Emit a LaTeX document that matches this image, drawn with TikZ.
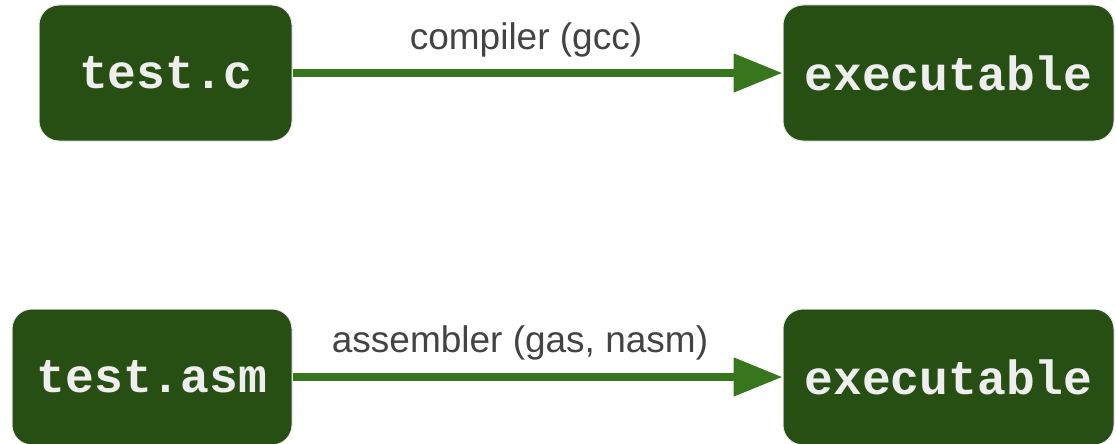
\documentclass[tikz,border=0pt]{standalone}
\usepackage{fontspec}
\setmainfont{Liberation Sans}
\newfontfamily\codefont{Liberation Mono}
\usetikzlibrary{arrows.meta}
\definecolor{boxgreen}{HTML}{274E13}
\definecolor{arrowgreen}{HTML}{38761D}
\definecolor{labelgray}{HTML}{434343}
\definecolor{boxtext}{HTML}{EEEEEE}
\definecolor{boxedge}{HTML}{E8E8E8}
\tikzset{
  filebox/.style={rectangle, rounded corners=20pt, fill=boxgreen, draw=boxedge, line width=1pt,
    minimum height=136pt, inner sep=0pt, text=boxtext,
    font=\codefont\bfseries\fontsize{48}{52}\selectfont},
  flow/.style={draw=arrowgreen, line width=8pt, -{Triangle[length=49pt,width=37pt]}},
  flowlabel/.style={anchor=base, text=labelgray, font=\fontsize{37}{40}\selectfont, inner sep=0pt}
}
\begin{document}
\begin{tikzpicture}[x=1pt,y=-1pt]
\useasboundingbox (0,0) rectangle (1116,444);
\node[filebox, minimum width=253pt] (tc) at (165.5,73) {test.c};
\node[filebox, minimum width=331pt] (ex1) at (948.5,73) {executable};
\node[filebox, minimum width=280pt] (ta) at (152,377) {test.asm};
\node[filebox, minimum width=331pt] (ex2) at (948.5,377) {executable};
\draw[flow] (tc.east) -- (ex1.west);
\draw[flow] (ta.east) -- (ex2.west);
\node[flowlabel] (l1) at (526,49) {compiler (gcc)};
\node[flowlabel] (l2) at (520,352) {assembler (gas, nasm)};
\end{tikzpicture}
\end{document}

========

Exercise brief
Repeat the material above word for word, please, apart from its images.

Solution
Emit a LaTeX document that matches this image, drawn with TikZ.
\documentclass[tikz,border=0pt]{standalone}
\usepackage{fontspec}
\setmainfont{Liberation Sans}
\newfontfamily\codefont{Liberation Mono}
\usetikzlibrary{arrows.meta}
\definecolor{boxgreen}{HTML}{274E13}
\definecolor{arrowgreen}{HTML}{38761D}
\definecolor{labelgray}{HTML}{434343}
\definecolor{boxtext}{HTML}{EEEEEE}
\definecolor{boxedge}{HTML}{E8E8E8}
\tikzset{
  filebox/.style={rectangle, rounded corners=20pt, fill=boxgreen, draw=boxedge, line width=1pt,
    minimum height=136pt, inner sep=0pt, text=boxtext,
    font=\codefont\bfseries\fontsize{48}{52}\selectfont},
  flow/.style={draw=arrowgreen, line width=8pt, -{Triangle[length=49pt,width=37pt]}},
  flowlabel/.style={anchor=base, text=labelgray, font=\fontsize{37}{40}\selectfont, inner sep=0pt}
}
\begin{document}
\begin{tikzpicture}[x=1pt,y=-1pt]
\useasboundingbox (0,0) rectangle (1116,444);
\node[filebox, minimum width=253pt] (tc) at (165.5,73) {test.c};
\node[filebox, minimum width=331pt] (ex1) at (948.5,73) {executable};
\node[filebox, minimum width=280pt] (ta) at (152,377) {test.asm};
\node[filebox, minimum width=331pt] (ex2) at (948.5,377) {executable};
\draw[flow] (tc.east) -- (ex1.west);
\draw[flow] (ta.east) -- (ex2.west);
\node[flowlabel] (l1) at (526,49) {compiler (gcc)};
\node[flowlabel] (l2) at (520,352) {assembler (gas, nasm)};
\end{tikzpicture}
\end{document}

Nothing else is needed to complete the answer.